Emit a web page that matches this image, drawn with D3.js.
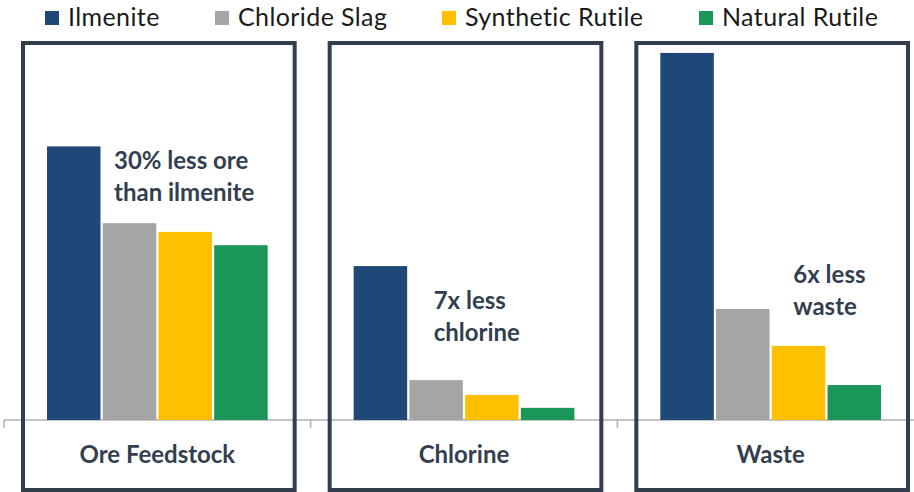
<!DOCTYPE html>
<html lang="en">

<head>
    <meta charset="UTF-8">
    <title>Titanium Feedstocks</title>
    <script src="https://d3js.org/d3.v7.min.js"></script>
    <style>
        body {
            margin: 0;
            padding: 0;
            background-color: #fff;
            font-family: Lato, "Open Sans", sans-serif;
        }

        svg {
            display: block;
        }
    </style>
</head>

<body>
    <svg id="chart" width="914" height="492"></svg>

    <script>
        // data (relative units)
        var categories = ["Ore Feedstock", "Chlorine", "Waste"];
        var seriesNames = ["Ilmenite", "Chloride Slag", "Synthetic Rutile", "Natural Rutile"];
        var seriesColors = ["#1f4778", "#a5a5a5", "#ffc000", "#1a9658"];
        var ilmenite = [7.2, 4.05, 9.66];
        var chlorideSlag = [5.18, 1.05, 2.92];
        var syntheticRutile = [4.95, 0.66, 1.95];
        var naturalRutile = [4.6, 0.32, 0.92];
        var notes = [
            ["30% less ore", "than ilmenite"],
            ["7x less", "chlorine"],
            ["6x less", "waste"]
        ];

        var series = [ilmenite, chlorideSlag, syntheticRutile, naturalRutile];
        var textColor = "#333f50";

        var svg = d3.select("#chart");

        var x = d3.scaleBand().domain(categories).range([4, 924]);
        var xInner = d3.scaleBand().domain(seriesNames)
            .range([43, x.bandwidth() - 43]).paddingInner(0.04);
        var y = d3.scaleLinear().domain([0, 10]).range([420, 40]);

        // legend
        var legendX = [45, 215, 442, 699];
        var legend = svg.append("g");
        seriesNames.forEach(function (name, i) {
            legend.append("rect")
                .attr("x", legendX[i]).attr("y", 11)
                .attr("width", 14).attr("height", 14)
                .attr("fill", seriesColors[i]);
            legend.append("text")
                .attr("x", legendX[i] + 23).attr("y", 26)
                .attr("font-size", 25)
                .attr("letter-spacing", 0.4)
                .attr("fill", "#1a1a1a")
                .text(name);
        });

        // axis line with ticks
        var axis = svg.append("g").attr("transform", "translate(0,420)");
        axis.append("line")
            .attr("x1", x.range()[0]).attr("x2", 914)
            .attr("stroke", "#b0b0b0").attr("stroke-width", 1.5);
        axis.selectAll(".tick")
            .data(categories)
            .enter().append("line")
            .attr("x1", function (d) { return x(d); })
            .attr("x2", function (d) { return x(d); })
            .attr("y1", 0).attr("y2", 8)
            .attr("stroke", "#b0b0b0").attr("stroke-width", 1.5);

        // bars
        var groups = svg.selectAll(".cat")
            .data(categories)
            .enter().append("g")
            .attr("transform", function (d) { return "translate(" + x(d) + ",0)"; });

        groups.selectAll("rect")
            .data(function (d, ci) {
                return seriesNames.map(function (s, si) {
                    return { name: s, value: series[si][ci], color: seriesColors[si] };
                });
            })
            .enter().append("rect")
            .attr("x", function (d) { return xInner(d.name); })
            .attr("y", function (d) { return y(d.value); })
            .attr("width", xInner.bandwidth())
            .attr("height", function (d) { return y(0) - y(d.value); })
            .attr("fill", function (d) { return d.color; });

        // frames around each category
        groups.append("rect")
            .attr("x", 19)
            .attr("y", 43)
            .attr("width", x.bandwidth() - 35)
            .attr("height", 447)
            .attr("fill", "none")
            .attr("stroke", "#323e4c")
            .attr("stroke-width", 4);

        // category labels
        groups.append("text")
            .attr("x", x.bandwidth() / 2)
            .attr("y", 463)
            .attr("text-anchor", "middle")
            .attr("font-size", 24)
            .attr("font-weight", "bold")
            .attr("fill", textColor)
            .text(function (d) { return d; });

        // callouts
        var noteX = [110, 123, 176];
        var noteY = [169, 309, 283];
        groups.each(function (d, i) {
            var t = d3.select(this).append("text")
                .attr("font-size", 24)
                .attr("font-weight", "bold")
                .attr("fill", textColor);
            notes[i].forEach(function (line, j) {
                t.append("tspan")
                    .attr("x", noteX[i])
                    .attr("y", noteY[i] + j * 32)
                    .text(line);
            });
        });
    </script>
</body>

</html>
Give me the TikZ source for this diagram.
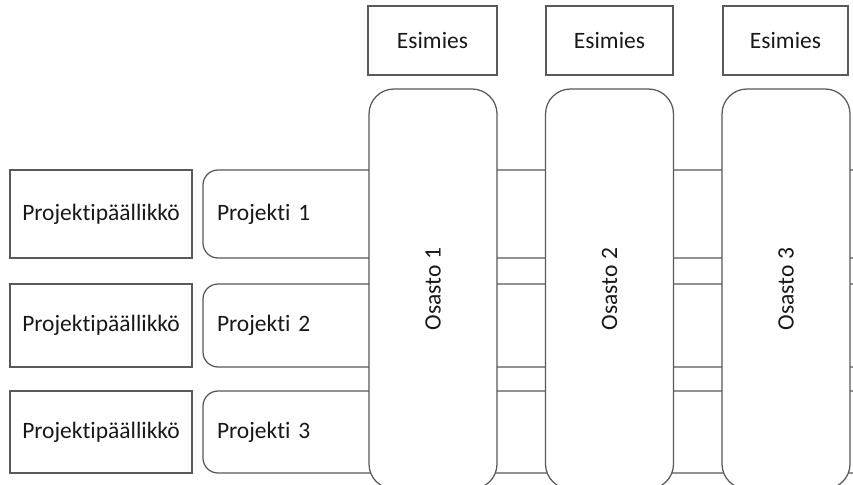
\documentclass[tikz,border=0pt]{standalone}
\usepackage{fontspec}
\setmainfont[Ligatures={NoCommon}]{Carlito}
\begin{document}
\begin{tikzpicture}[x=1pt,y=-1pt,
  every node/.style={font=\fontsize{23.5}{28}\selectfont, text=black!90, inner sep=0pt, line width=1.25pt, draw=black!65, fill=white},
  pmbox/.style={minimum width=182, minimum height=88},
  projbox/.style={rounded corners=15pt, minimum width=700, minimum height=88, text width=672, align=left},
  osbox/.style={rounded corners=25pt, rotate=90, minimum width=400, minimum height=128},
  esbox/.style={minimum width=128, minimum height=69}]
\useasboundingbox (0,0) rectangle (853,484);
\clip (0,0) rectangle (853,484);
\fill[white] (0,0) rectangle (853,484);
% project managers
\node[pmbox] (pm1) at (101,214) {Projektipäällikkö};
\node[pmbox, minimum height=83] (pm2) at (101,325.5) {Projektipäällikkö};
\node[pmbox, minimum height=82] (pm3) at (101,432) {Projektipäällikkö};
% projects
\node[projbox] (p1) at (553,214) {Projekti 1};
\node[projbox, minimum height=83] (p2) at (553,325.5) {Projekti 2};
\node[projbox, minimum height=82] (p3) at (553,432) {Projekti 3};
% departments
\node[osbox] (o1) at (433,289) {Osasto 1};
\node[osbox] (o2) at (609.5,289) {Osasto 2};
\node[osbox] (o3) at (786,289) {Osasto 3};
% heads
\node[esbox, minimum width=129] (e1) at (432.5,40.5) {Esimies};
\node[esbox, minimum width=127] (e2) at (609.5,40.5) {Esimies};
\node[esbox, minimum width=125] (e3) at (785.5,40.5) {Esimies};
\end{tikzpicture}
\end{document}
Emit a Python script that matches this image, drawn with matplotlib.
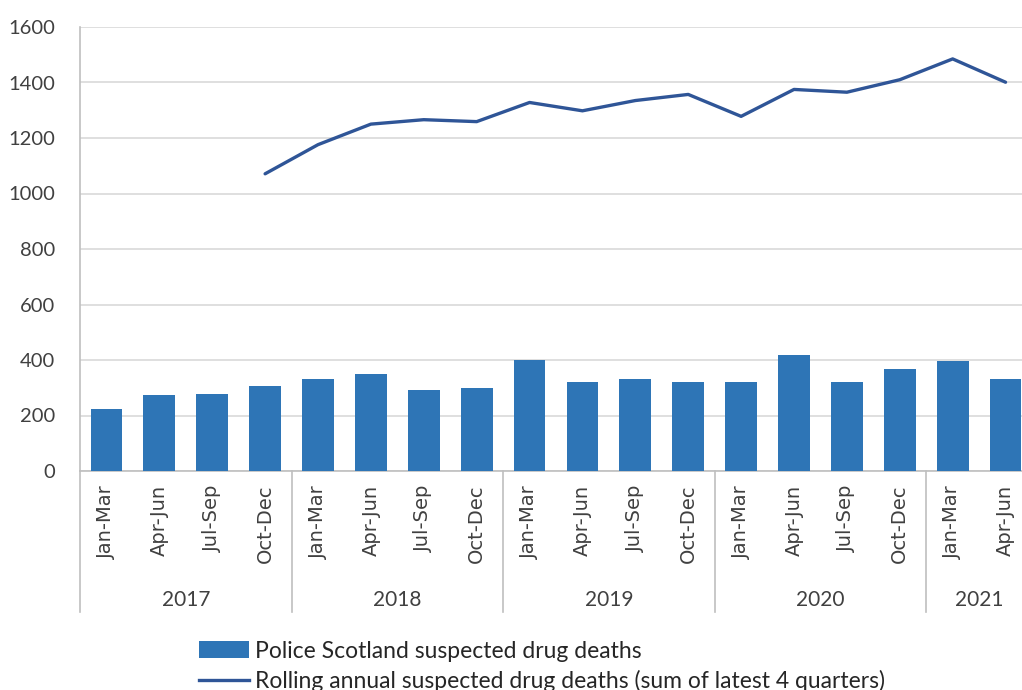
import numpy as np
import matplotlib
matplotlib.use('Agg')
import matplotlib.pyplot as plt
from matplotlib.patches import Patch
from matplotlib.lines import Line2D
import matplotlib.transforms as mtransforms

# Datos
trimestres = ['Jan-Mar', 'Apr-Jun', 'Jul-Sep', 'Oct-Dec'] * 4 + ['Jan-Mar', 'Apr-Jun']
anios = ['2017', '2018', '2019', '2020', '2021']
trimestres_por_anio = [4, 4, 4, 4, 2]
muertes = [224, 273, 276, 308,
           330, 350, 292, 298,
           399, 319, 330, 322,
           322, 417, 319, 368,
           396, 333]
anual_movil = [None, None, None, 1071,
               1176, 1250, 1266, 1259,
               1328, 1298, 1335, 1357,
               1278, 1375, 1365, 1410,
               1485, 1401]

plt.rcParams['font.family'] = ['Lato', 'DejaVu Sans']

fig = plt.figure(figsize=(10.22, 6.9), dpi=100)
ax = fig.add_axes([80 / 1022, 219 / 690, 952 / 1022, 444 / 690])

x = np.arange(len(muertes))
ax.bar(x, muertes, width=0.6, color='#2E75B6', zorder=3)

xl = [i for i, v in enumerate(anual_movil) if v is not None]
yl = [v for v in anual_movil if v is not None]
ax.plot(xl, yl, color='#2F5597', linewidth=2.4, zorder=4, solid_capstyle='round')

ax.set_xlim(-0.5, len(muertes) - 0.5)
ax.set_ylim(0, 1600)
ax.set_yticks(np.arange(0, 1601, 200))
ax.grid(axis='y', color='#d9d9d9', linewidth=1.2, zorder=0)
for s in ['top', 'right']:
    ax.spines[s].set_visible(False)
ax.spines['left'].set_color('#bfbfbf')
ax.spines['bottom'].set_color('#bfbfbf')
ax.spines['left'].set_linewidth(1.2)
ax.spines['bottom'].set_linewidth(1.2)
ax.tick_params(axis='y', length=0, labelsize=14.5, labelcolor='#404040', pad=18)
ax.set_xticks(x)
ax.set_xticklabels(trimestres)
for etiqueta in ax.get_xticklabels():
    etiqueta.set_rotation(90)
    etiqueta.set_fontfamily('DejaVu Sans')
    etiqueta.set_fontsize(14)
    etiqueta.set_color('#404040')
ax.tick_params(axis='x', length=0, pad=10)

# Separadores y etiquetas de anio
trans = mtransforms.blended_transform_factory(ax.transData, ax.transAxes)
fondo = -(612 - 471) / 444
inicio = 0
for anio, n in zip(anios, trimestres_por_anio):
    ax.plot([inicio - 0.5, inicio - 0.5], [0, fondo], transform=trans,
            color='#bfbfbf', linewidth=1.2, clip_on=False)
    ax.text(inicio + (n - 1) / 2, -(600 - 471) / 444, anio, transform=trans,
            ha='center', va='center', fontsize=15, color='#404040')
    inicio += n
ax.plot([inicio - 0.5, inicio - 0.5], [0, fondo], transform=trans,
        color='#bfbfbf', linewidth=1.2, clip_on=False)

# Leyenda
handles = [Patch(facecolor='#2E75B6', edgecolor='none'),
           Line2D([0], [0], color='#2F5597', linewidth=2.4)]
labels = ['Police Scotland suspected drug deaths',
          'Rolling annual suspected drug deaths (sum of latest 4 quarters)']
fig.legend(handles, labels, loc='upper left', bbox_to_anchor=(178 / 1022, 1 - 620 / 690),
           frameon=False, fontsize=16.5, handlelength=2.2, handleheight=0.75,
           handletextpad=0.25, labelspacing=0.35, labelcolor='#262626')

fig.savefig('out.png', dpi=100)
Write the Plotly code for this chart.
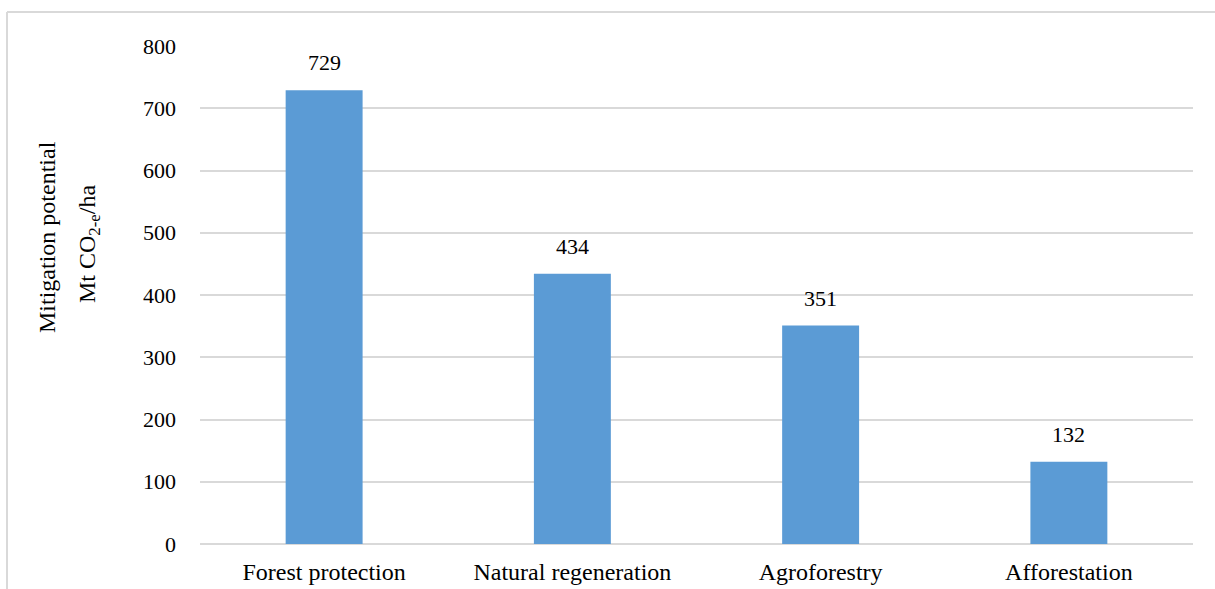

What you will do> Nothing but the lines from the one containing "Emit a Python" through the one containing "linewidth=2.4, zorder=4, solid_capstyle='round')" should be written out, exactly and with both ends. Pictures are left out.

Result of the task>
Emit a Python script that matches this image, drawn with matplotlib.
import numpy as np
import matplotlib
matplotlib.use('Agg')
import matplotlib.pyplot as plt
from matplotlib.patches import Patch
from matplotlib.lines import Line2D
import matplotlib.transforms as mtransforms

# Datos
trimestres = ['Jan-Mar', 'Apr-Jun', 'Jul-Sep', 'Oct-Dec'] * 4 + ['Jan-Mar', 'Apr-Jun']
anios = ['2017', '2018', '2019', '2020', '2021']
trimestres_por_anio = [4, 4, 4, 4, 2]
muertes = [224, 273, 276, 308,
           330, 350, 292, 298,
           399, 319, 330, 322,
           322, 417, 319, 368,
           396, 333]
anual_movil = [None, None, None, 1071,
               1176, 1250, 1266, 1259,
               1328, 1298, 1335, 1357,
               1278, 1375, 1365, 1410,
               1485, 1401]

plt.rcParams['font.family'] = ['Lato', 'DejaVu Sans']

fig = plt.figure(figsize=(10.22, 6.9), dpi=100)
ax = fig.add_axes([80 / 1022, 219 / 690, 952 / 1022, 444 / 690])

x = np.arange(len(muertes))
ax.bar(x, muertes, width=0.6, color='#2E75B6', zorder=3)

xl = [i for i, v in enumerate(anual_movil) if v is not None]
yl = [v for v in anual_movil if v is not None]
ax.plot(xl, yl, color='#2F5597', linewidth=2.4, zorder=4, solid_capstyle='round')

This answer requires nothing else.